### Your objective
Exactly as written, retype the listing below, omitting the pictures.
--- START ---
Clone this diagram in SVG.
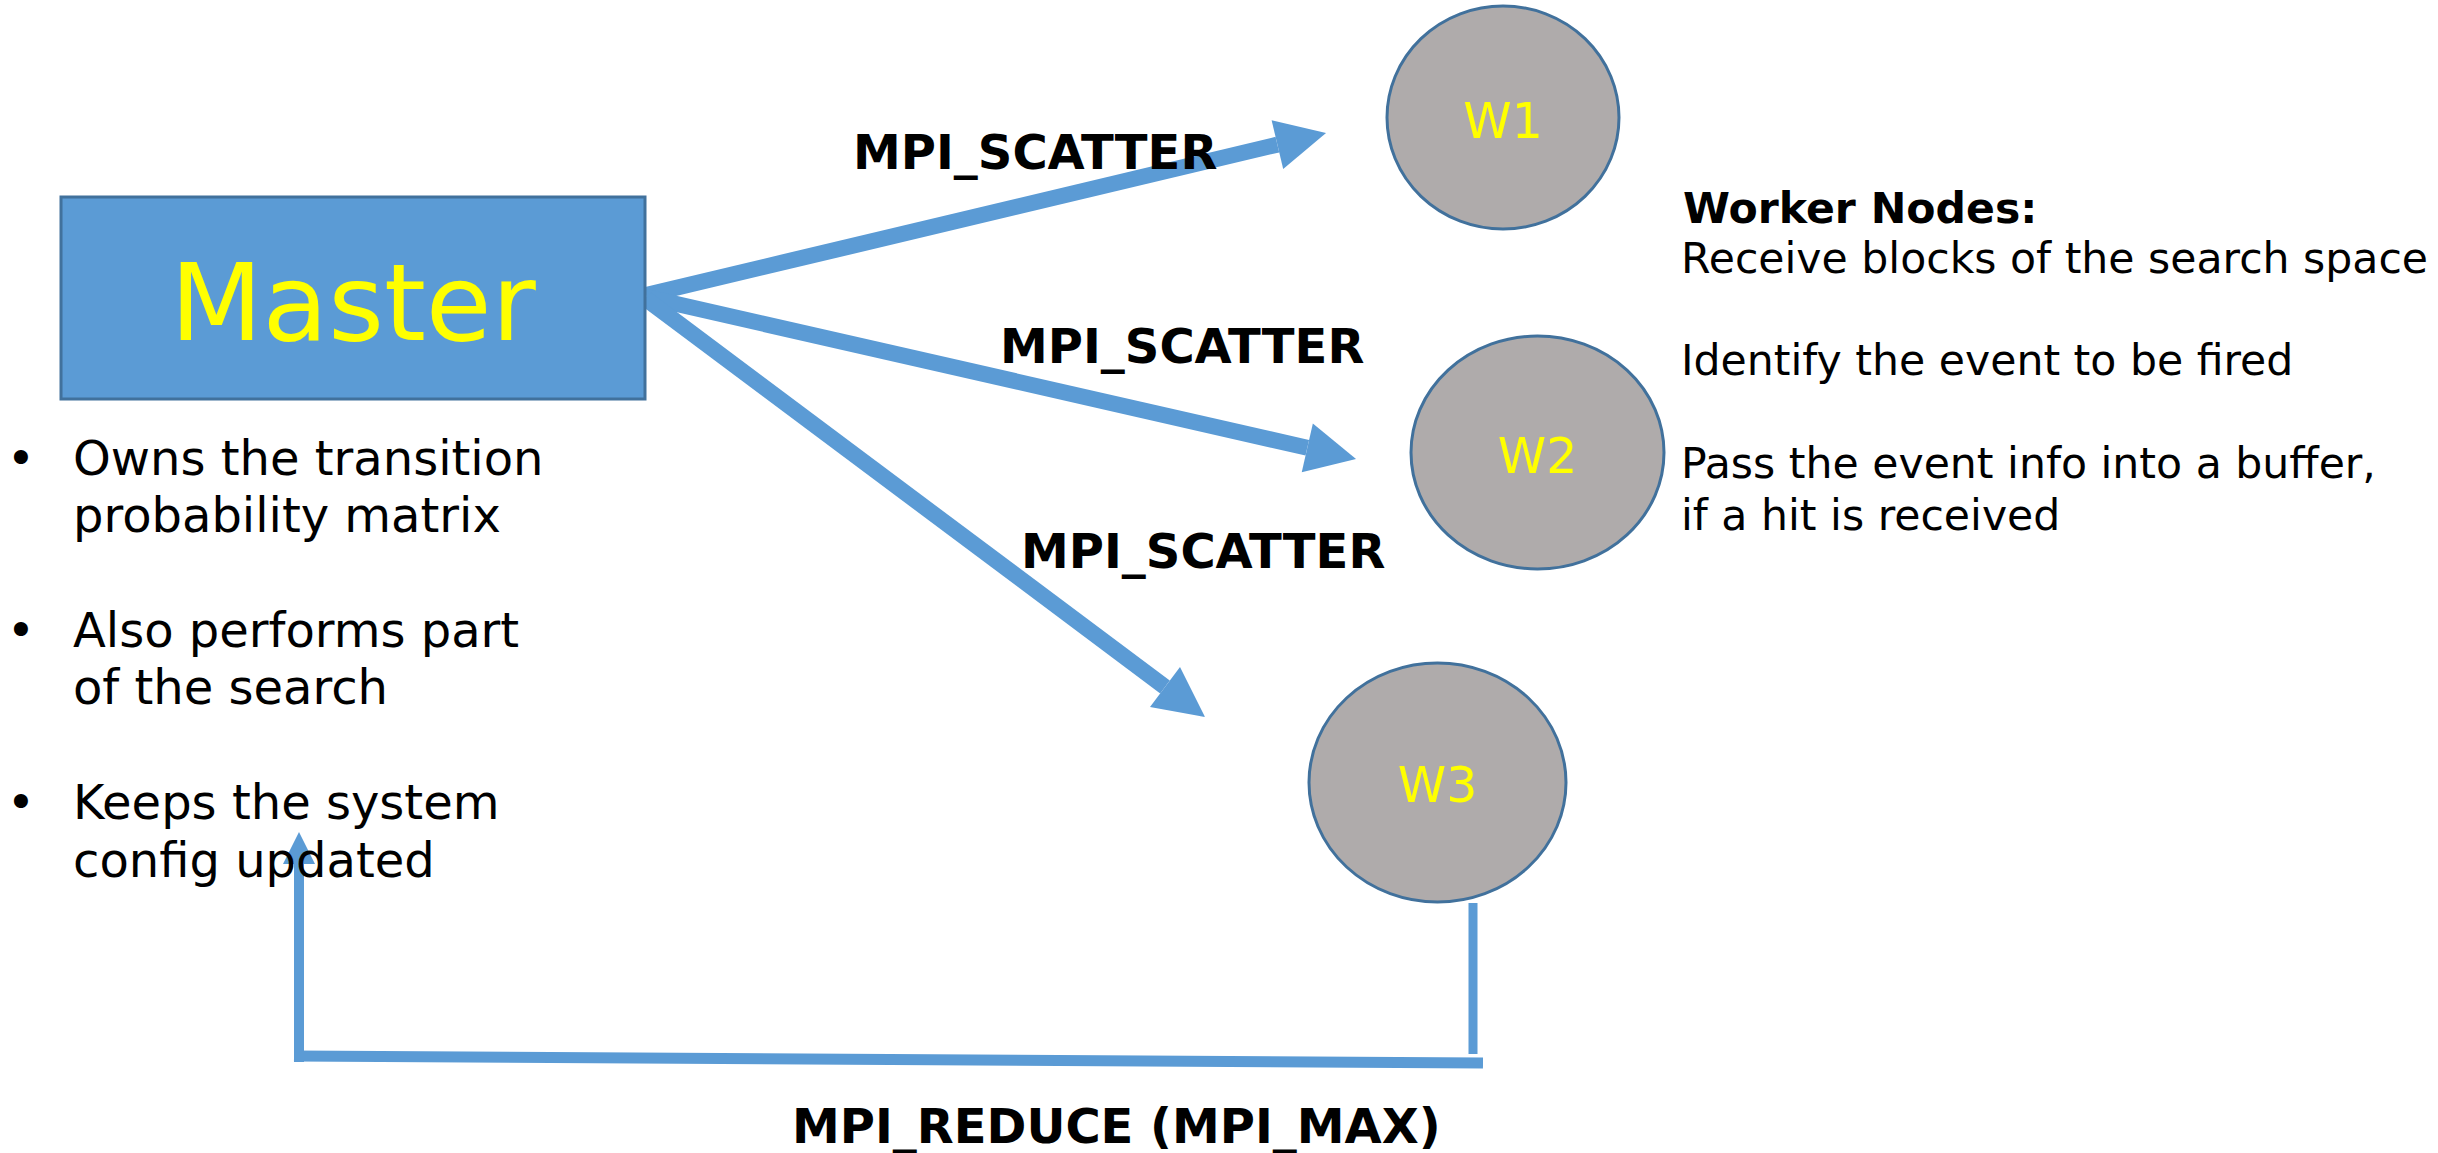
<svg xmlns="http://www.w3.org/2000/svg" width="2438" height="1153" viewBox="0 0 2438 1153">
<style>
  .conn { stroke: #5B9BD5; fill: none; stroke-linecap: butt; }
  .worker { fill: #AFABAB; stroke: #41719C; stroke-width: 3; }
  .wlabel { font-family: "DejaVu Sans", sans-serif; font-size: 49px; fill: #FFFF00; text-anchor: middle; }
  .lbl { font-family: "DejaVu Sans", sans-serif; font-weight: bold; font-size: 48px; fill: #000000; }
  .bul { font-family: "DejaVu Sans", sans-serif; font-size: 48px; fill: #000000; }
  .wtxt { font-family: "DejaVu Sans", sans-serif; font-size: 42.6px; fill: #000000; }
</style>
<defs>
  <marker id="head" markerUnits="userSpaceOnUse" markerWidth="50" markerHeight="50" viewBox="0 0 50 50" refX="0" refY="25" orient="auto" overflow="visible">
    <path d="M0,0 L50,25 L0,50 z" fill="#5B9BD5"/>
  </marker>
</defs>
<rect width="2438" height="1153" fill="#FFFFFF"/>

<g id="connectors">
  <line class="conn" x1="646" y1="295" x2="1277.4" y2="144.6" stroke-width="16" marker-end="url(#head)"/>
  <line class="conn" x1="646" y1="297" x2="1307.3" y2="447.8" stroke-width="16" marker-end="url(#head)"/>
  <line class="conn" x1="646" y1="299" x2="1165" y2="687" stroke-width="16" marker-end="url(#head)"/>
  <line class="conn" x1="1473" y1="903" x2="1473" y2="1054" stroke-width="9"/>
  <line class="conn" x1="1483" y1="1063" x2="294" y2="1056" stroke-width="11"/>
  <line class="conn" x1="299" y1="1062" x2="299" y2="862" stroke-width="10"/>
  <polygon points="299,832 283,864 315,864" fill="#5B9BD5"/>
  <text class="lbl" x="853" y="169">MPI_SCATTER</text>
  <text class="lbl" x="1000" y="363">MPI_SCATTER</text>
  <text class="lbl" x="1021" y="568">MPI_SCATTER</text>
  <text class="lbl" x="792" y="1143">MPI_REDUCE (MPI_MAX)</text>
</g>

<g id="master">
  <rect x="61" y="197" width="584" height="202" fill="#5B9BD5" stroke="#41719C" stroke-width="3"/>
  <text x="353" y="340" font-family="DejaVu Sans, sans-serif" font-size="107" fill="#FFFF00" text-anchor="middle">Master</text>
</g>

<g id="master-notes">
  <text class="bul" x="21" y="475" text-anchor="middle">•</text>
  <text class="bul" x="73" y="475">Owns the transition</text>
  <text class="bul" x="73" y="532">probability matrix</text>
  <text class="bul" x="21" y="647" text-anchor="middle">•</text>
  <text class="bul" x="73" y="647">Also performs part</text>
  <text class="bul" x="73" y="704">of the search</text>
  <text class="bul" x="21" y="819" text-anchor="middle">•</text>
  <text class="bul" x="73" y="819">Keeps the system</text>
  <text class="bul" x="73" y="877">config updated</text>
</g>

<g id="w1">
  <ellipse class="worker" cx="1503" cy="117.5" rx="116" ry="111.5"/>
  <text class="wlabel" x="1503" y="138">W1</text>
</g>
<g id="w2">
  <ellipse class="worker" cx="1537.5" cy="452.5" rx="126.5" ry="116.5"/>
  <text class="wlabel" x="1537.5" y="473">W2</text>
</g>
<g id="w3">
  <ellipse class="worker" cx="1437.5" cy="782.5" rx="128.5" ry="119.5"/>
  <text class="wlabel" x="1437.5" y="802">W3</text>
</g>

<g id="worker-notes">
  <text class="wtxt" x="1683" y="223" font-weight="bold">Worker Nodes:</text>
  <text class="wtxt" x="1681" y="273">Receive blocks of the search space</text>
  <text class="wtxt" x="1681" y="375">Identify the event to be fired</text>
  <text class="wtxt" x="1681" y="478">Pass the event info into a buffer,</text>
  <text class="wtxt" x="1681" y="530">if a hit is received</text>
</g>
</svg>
--- END ---
### Task answer
Clone this diagram in SVG.
<svg xmlns="http://www.w3.org/2000/svg" width="2438" height="1153" viewBox="0 0 2438 1153">
<style>
  .conn { stroke: #5B9BD5; fill: none; stroke-linecap: butt; }
  .worker { fill: #AFABAB; stroke: #41719C; stroke-width: 3; }
  .wlabel { font-family: "DejaVu Sans", sans-serif; font-size: 49px; fill: #FFFF00; text-anchor: middle; }
  .lbl { font-family: "DejaVu Sans", sans-serif; font-weight: bold; font-size: 48px; fill: #000000; }
  .bul { font-family: "DejaVu Sans", sans-serif; font-size: 48px; fill: #000000; }
  .wtxt { font-family: "DejaVu Sans", sans-serif; font-size: 42.6px; fill: #000000; }
</style>
<defs>
  <marker id="head" markerUnits="userSpaceOnUse" markerWidth="50" markerHeight="50" viewBox="0 0 50 50" refX="0" refY="25" orient="auto" overflow="visible">
    <path d="M0,0 L50,25 L0,50 z" fill="#5B9BD5"/>
  </marker>
</defs>
<rect width="2438" height="1153" fill="#FFFFFF"/>

<g id="connectors">
  <line class="conn" x1="646" y1="295" x2="1277.4" y2="144.6" stroke-width="16" marker-end="url(#head)"/>
  <line class="conn" x1="646" y1="297" x2="1307.3" y2="447.8" stroke-width="16" marker-end="url(#head)"/>
  <line class="conn" x1="646" y1="299" x2="1165" y2="687" stroke-width="16" marker-end="url(#head)"/>
  <line class="conn" x1="1473" y1="903" x2="1473" y2="1054" stroke-width="9"/>
  <line class="conn" x1="1483" y1="1063" x2="294" y2="1056" stroke-width="11"/>
  <line class="conn" x1="299" y1="1062" x2="299" y2="862" stroke-width="10"/>
  <polygon points="299,832 283,864 315,864" fill="#5B9BD5"/>
  <text class="lbl" x="853" y="169">MPI_SCATTER</text>
  <text class="lbl" x="1000" y="363">MPI_SCATTER</text>
  <text class="lbl" x="1021" y="568">MPI_SCATTER</text>
  <text class="lbl" x="792" y="1143">MPI_REDUCE (MPI_MAX)</text>
</g>

<g id="master">
  <rect x="61" y="197" width="584" height="202" fill="#5B9BD5" stroke="#41719C" stroke-width="3"/>
  <text x="353" y="340" font-family="DejaVu Sans, sans-serif" font-size="107" fill="#FFFF00" text-anchor="middle">Master</text>
</g>

<g id="master-notes">
  <text class="bul" x="21" y="475" text-anchor="middle">•</text>
  <text class="bul" x="73" y="475">Owns the transition</text>
  <text class="bul" x="73" y="532">probability matrix</text>
  <text class="bul" x="21" y="647" text-anchor="middle">•</text>
  <text class="bul" x="73" y="647">Also performs part</text>
  <text class="bul" x="73" y="704">of the search</text>
  <text class="bul" x="21" y="819" text-anchor="middle">•</text>
  <text class="bul" x="73" y="819">Keeps the system</text>
  <text class="bul" x="73" y="877">config updated</text>
</g>

<g id="w1">
  <ellipse class="worker" cx="1503" cy="117.5" rx="116" ry="111.5"/>
  <text class="wlabel" x="1503" y="138">W1</text>
</g>
<g id="w2">
  <ellipse class="worker" cx="1537.5" cy="452.5" rx="126.5" ry="116.5"/>
  <text class="wlabel" x="1537.5" y="473">W2</text>
</g>
<g id="w3">
  <ellipse class="worker" cx="1437.5" cy="782.5" rx="128.5" ry="119.5"/>
  <text class="wlabel" x="1437.5" y="802">W3</text>
</g>

<g id="worker-notes">
  <text class="wtxt" x="1683" y="223" font-weight="bold">Worker Nodes:</text>
  <text class="wtxt" x="1681" y="273">Receive blocks of the search space</text>
  <text class="wtxt" x="1681" y="375">Identify the event to be fired</text>
  <text class="wtxt" x="1681" y="478">Pass the event info into a buffer,</text>
  <text class="wtxt" x="1681" y="530">if a hit is received</text>
</g>
</svg>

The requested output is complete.